A new Northwestern Medicine clinical trial aims to remove the need for organ transplant patients to take immunosuppressive drugs by increasing the number of their own regulatory T cells (T-regs). The first-in-human, Phase I clinical trial, known as TRACT (T-regs for adoptive cell transfer), recently enrolled its first three participants in late May at Northwestern Memorial Hospital and was granted approval by the U.S. Food and Drug Administration (FDA) in March, 2014. Northwestern Memorial is the only enrollment site for this trial.
"T-regs play a critical role in creating transplantation tolerance and in controlling autoimmune diseases," said Joseph Leventhal, MD, PhD, director of kidney and pancreas transplantation for Northwestern Medicine's Comprehensive Transplant Center, professor of surgery at Northwestern University Feinberg School of Medicine and principal researcher for TRACT. "The core problem with autoimmune diseases is that their own immune system is actively attacking their body. In the case of transplant patients, their immune system views their new organ as a harmful intruder." The therapeutic approach used by the TRACT clinical trial first isolates about 10 million T-regs from a participant prior to them receiving a kidney transplant. The isolated T-regs are then expanded in Northwestern Medicine's Matthews Center for Cellular Therapy until there are close to one billion individual cells, which are then given back to the participant through an intravenous infusion. While other studies using stem cells from living kidney donors have been successful in creating organ transplantation tolerance, which were also pioneered by Leventhal, TRACT's therapeutic approach to creating tolerance is equally applicable for deceased donor transplant recipients.
Currently, transplant recipients must take multiple toxic anti-rejection medications for the remainder of their lives so that the immune system is weakened to a point where it will no longer be able to effectively attack a transplanted organ. However, these drugs can cause serious side effects, including high blood pressure, diabetes, heart disease, cancer and an increased risk for infection.
Anti-rejection medications even cause damage to organs like the liver and kidneys, which are often the same organs that are transplanted to save patients' lives. The new therapy used in Leventhal's TRACT study offers the potential for a better quality of life with fewer health risks for organ recipients.
In support of Leventhal's groundbreaking research, the Woman's Board of Northwestern Memorial Hospital recently provided a gift of $500,000 to help fund TRACT. The gift will enable the trial to be completed over the next calendar year and lay the foundation for the further development of TRACT's therapeutic approach as a Phase II trial.
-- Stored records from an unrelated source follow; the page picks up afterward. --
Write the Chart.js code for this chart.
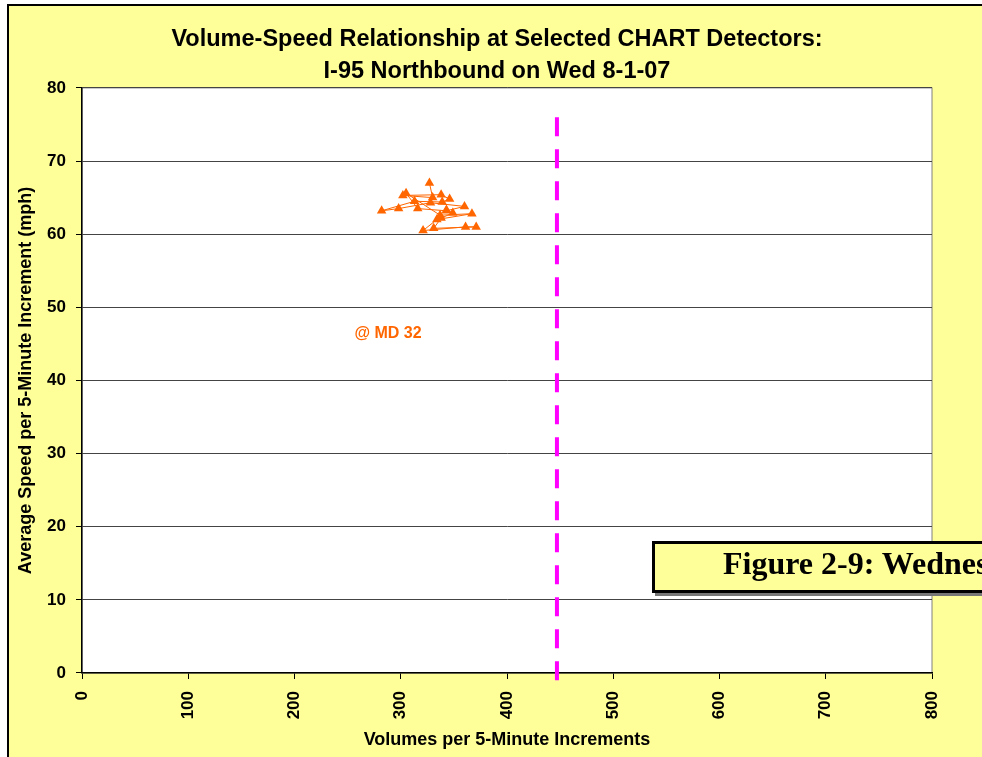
<!DOCTYPE html>
<html>
<head>
<meta charset="utf-8">
<script src="https://cdn.jsdelivr.net/npm/chart.js@4"></script>
<style>
  html, body { margin: 0; padding: 0; width: 982px; height: 757px; overflow: hidden; background: #fff; }
  #frame {
    position: absolute; left: 7px; top: 4px; width: 1100px; height: 900px;
    background: #FFFF99; border-left: 2px solid #000; border-top: 2px solid #000;
  }
  #wrap { position: absolute; left: 0; top: 0; width: 982px; height: 757px; }
  #figLabel {
    position: absolute; left: 652px; top: 541px; width: 600px; height: 46px;
    background: #FFFF99; border: 3px solid #000; box-shadow: 3px 3px 0 #777;
    font: bold 32px "Liberation Serif", "Times New Roman", serif; line-height: 38px;
    padding-left: 68px; white-space: nowrap; color: #000;
  }
</style>
</head>
<body>
<div id="frame"></div>
<div id="wrap"><canvas id="myChart" width="982" height="757"></canvas></div>
<div id="figLabel">Figure 2-9: Wednesday</div>
<script>
// volume (veh per 5 min) and speed (mph) at MD 32, in time order
const volumes = [327, 330, 302, 338, 346, 339, 313, 282, 298, 328, 360, 343, 316, 305, 337, 367, 334, 321, 361, 371, 331, 338, 349, 343];
const speeds = [67.0, 65.0, 65.3, 65.4, 64.8, 64.4, 64.5, 63.2, 63.5, 64.3, 63.8, 63.2, 63.5, 65.6, 62.6, 62.8, 62.0, 60.5, 61.0, 61.0, 60.8, 62.2, 62.9, 63.3];

// capacity marker
const capacityVolume = 447;
const capacitySpeeds = [76, -2];

const xTicks = [0, 100, 200, 300, 400, 500, 600, 700, 800];
const yTicks = [0, 10, 20, 30, 40, 50, 60, 70, 80];

const seriesLabel = "@ MD 32";
const seriesLabelAt = { x: 288, y: 46.4 };

const orange = "#FF6600";
const magenta = "#FF00FF";
const fontFamily = "Liberation Sans, Arial, sans-serif";
const tickFont = { family: fontFamily, size: 17, weight: "bold" };
const axisTitleFont = { family: fontFamily, size: 18, weight: "bold" };

const points = volumes.map((v, i) => ({ x: v, y: speeds[i] }));
const capacityLine = capacitySpeeds.map((s) => ({ x: capacityVolume, y: s }));

const plotBackground = {
    id: "plotBackground",
    beforeDraw(chart) {
        const { ctx, chartArea: a } = chart;
        ctx.save();
        ctx.fillStyle = "#fff";
        ctx.fillRect(a.left, a.top, a.right - a.left, a.bottom - a.top);
        ctx.strokeStyle = "#808080";
        ctx.lineWidth = 1;
        ctx.strokeRect(a.left, a.top, a.right - a.left, a.bottom - a.top);
        ctx.restore();
    },
    afterDatasetsDraw(chart) {
        const { ctx, scales } = chart;
        ctx.save();
        ctx.fillStyle = orange;
        ctx.font = "bold 16px " + fontFamily;
        ctx.textAlign = "center";
        ctx.textBaseline = "middle";
        ctx.fillText(seriesLabel, scales.x.getPixelForValue(seriesLabelAt.x), scales.y.getPixelForValue(seriesLabelAt.y));
        ctx.restore();
    }
};

const config = {
    type: "scatter",
    data: {
        datasets: [{
            label: seriesLabel,
            data: points,
            showLine: true,
            borderColor: orange,
            borderWidth: 1,
            backgroundColor: orange,
            pointStyle: "triangle",
            pointRadius: 5.5,
            pointBorderWidth: 0,
            pointBackgroundColor: orange
        }, {
            label: "capacity",
            data: capacityLine,
            showLine: true,
            borderColor: magenta,
            borderWidth: 4,
            borderDash: [19, 13],
            pointRadius: 0,
            clip: false
        }]
    },
    options: {
        responsive: false,
        animation: false,
        layout: { padding: { left: 12, right: 0, top: 0, bottom: 0 } },
        plugins: {
            legend: { display: false },
            tooltip: { enabled: false },
            title: {
                display: true,
                text: ["Volume-Speed Relationship at Selected CHART Detectors:", "I-95 Northbound on Wed 8-1-07"],
                color: "#000",
                font: { family: fontFamily, size: 23.5, weight: "bold", lineHeight: 1.36 },
                padding: { top: 24, bottom: 0 }
            }
        },
        scales: {
            x: {
                type: "linear",
                min: 0,
                max: 800,
                afterBuildTicks: (s) => { s.ticks = xTicks.map((v) => ({ value: v })); },
                afterFit: (s) => { s.height = 84; },
                ticks: { color: "#000", font: tickFont, minRotation: 90, maxRotation: 90, padding: 12 },
                grid: { drawOnChartArea: false, drawTicks: true, tickLength: 6, tickColor: "#000" },
                border: { color: "#000", width: 1.5 },
                title: {
                    display: true,
                    text: "Volumes per 5-Minute Increments",
                    color: "#000",
                    font: axisTitleFont,
                    padding: { top: 0, bottom: 6 }
                }
            },
            y: {
                min: 0,
                max: 80,
                afterBuildTicks: (s) => { s.ticks = yTicks.map((v) => ({ value: v })); },
                afterFit: (s) => { s.width = 70; },
                ticks: { color: "#000", font: tickFont, padding: 10 },
                grid: { color: "#444", lineWidth: 1, tickLength: 6, tickColor: "#000" },
                border: { color: "#000", width: 1.5 },
                title: {
                    display: true,
                    text: "Average Speed per 5-Minute Increment (mph)",
                    color: "#000",
                    font: axisTitleFont,
                    padding: { top: 3, bottom: 0 }
                }
            },
            // empty strip on the right of the plot, keeps the title centred on the whole frame
            yRight: {
                position: "right",
                min: 0,
                max: 80,
                afterFit: (s) => { s.width = 50; },
                ticks: { display: false },
                grid: { display: false },
                border: { display: false }
            }
        }
    },
    plugins: [plotBackground]
};

const myGraph = new Chart(document.getElementById("myChart"), config);
</script>
</body>
</html>
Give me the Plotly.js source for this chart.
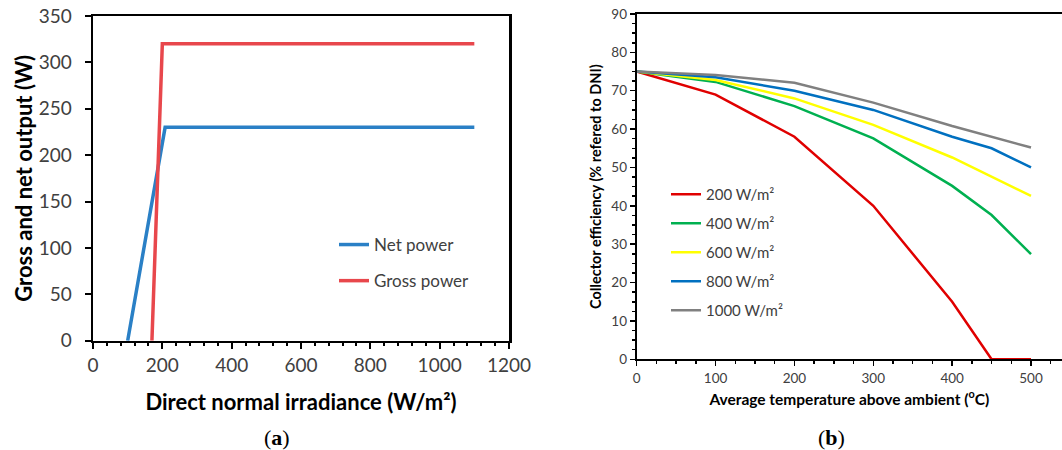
<!DOCTYPE html>
<html>
<head>
<meta charset="utf-8">
<script src="https://cdn.plot.ly/plotly-3.0.1.min.js"></script>
<style>html,body{margin:0;padding:0;background:#fff;}#chart{width:1062px;height:450px;}</style>
</head>
<body>
<div id="chart"></div>
<script>
// ---- Panel (a) data ----
const netIrradiance = [100, 208, 1100];
const netPower = [0, 230, 230];
const grossIrradiance = [170, 200, 1100];
const grossPower = [0, 320, 320];

// ---- Panel (b) data ----
const temperature = [0, 100, 200, 300, 400, 450, 500];
const eff200 = [75, 69, 58, 40, 15, 0, 0];
const eff400 = [75, 72.3, 66, 57.6, 45.2, 37.6, 27.4];
const eff600 = [75, 72.8, 68, 61.1, 52.6, 47.6, 42.6];
const eff800 = [75, 73.5, 70, 65, 58, 55, 50];
const eff1000 = [75, 74.1, 72.1, 66.9, 60.8, 58, 55.2];
const seriesNames = ['200 W/m²', '400 W/m²', '600 W/m²', '800 W/m²', '1000 W/m²'];
const seriesColors = ['#e00000', '#00b050', '#ffff00', '#0070c0', '#808080'];
const effSeries = [eff200, eff400, eff600, eff800, eff1000];

const W = 1062, H = 450;
const px = v => v / W;
const py = v => (H - v) / H;

const FONT = 'Lato, "Open Sans", sans-serif';

const traces = [
  {x: netIrradiance, y: netPower, name: 'Net power', mode: 'lines', xaxis: 'x', yaxis: 'y',
   line: {color: '#2a80c6', width: 3.5}, legend: 'legend', legendgroup: 'a1'},
  {x: grossIrradiance, y: grossPower, name: 'Gross power', mode: 'lines', xaxis: 'x', yaxis: 'y',
   line: {color: '#e8474c', width: 3.5}, legend: 'legend', legendgroup: 'a2'}
];
effSeries.forEach((s, i) => {
  traces.push({x: temperature, y: s, name: seriesNames[i], mode: 'lines', xaxis: 'x2', yaxis: 'y2',
    line: {color: seriesColors[i], width: 2.5}, legend: 'legend2', legendgroup: 'b' + i});
});

const layout = {
  width: W, height: H,
  margin: {l: 0, r: 0, t: 0, b: 0, autoexpand: false},
  paper_bgcolor: '#fff', plot_bgcolor: '#fff',
  font: {family: FONT, color: '#404040'},
  showlegend: true,
  xaxis: {
    domain: [px(93), px(509)], anchor: 'y', range: [0, 1200], tick0: 0, dtick: 200,
    showgrid: false, zeroline: false, showline: true, linecolor: '#000', linewidth: 2.5, mirror: true,
    ticks: 'outside', ticklen: 6, tickwidth: 2, tickcolor: '#000', automargin: true,
    minor: {dtick: 40, ticks: 'outside', ticklen: 3, tickwidth: 2, tickcolor: '#000', showgrid: false},
    tickfont: {size: 19, color: '#404040', family: FONT},
    title: {text: '<b>Direct normal irradiance (W/m²)</b>', font: {size: 22, color: '#000', family: FONT}, standoff: 20},
    fixedrange: true
  },
  yaxis: {
    domain: [py(340.7), py(16)], anchor: 'x', range: [0, 350], tick0: 0, dtick: 50,
    showgrid: false, zeroline: false, showline: true, linecolor: '#000', linewidth: 2.5, mirror: true,
    ticks: 'outside', ticklen: 6, tickwidth: 2, tickcolor: '#000', ticklabelstandoff: 9, automargin: true,
    tickfont: {size: 19, color: '#404040', family: FONT},
    title: {text: '<b>Gross and net output (W)</b>', font: {size: 22, color: '#000', family: FONT}, standoff: 0},
    fixedrange: true
  },
  xaxis2: {
    domain: [px(636.7), 1], anchor: 'y2', range: [0, 539.3], tick0: 0, dtick: 100,
    showgrid: false, zeroline: false, showline: true, linecolor: '#000', linewidth: 2, mirror: true,
    ticks: 'outside', ticklen: 5, tickwidth: 1.5, tickcolor: '#000', automargin: true,
    minor: {dtick: 25, ticks: 'outside', ticklen: 3, tickwidth: 1.5, tickcolor: '#000', showgrid: false},
    tickfont: {size: 13.5, color: '#404040', family: FONT},
    title: {text: '<b>Average temperature above ambient (<sup>o</sup>C)</b>', font: {size: 15.5, color: '#000', family: FONT}, standoff: 9.5},
    fixedrange: true
  },
  yaxis2: {
    domain: [py(359.3), py(14)], anchor: 'x2', range: [0, 90], tick0: 0, dtick: 10,
    showgrid: false, zeroline: false, showline: true, linecolor: '#000', linewidth: 2, mirror: false,
    ticks: 'outside', ticklen: 5, tickwidth: 1.5, tickcolor: '#000', automargin: true,
    minor: {dtick: 2.5, ticks: 'outside', ticklen: 3, tickwidth: 1.5, tickcolor: '#000', showgrid: false},
    tickfont: {size: 13.5, color: '#404040', family: FONT},
    title: {text: '<b>Collector efficiency (% refered to DNI)</b>', font: {size: 14.5, color: '#000', family: FONT}, standoff: 6},
    fixedrange: true
  },
  legend: {
    x: px(334), y: py(227), xanchor: 'left', yanchor: 'top',
    bgcolor: 'rgba(0,0,0,0)', borderwidth: 0,
    font: {size: 17, color: '#404040', family: FONT},
    tracegroupgap: 11, itemclick: false, itemdoubleclick: false
  },
  legend2: {
    x: px(666), y: py(178), xanchor: 'left', yanchor: 'top',
    bgcolor: 'rgba(0,0,0,0)', borderwidth: 0,
    font: {size: 15, color: '#404040', family: FONT},
    tracegroupgap: 6.5, itemclick: false, itemdoubleclick: false
  },
  annotations: [
    {text: '(<b>a</b>)', x: px(277), y: py(437), xref: 'paper', yref: 'paper', showarrow: false,
     xanchor: 'center', yanchor: 'middle', font: {size: 22, color: '#000', family: '"Liberation Serif", "DejaVu Serif", serif'}},
    {text: '(<b>b</b>)', x: px(831), y: py(437), xref: 'paper', yref: 'paper', showarrow: false,
     xanchor: 'center', yanchor: 'middle', font: {size: 22, color: '#000', family: '"Liberation Serif", "DejaVu Serif", serif'}}
  ]
};

Plotly.newPlot('chart', traces, layout, {displayModeBar: false, staticPlot: true});
</script>
</body>
</html>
"We are proud to be able to support this important and novel clinical trial," said Laura Davis, president of The Woman's Board. "Dr.
Leventhal's research is very exciting and demonstrates a strong potential to drastically improve organ transplantation in the future." "I am excited to be beginning this clinical trial and take the first steps toward what could be the next advancement in organ transplantation," said Anton I. Skaro MD, associate director of the Kidney Transplant Program for the Comprehensive Transplant Center, assistant professor of surgery at the Feinberg School of Medicine and principal investigator for TRACT. "While TRACT is currently focusing on removing the need for transplant patients to take anti-rejection medications, it also very exciting to note that this approach could prove useful for improving the lives of millions of individuals suffering from autoimmune disorders." A total of 12 participants will be enrolled in the Phase I trial to test the safety of TRACT's therapeutic methodology. To qualify, participants must be 18 to 65 years of age, without a previous organ transplant and require a single kidney organ transplant. Women participating in the study cannot be pregnant during the time of their transplantation and must use medically acceptable contraception throughout the clinical trial's treatment period.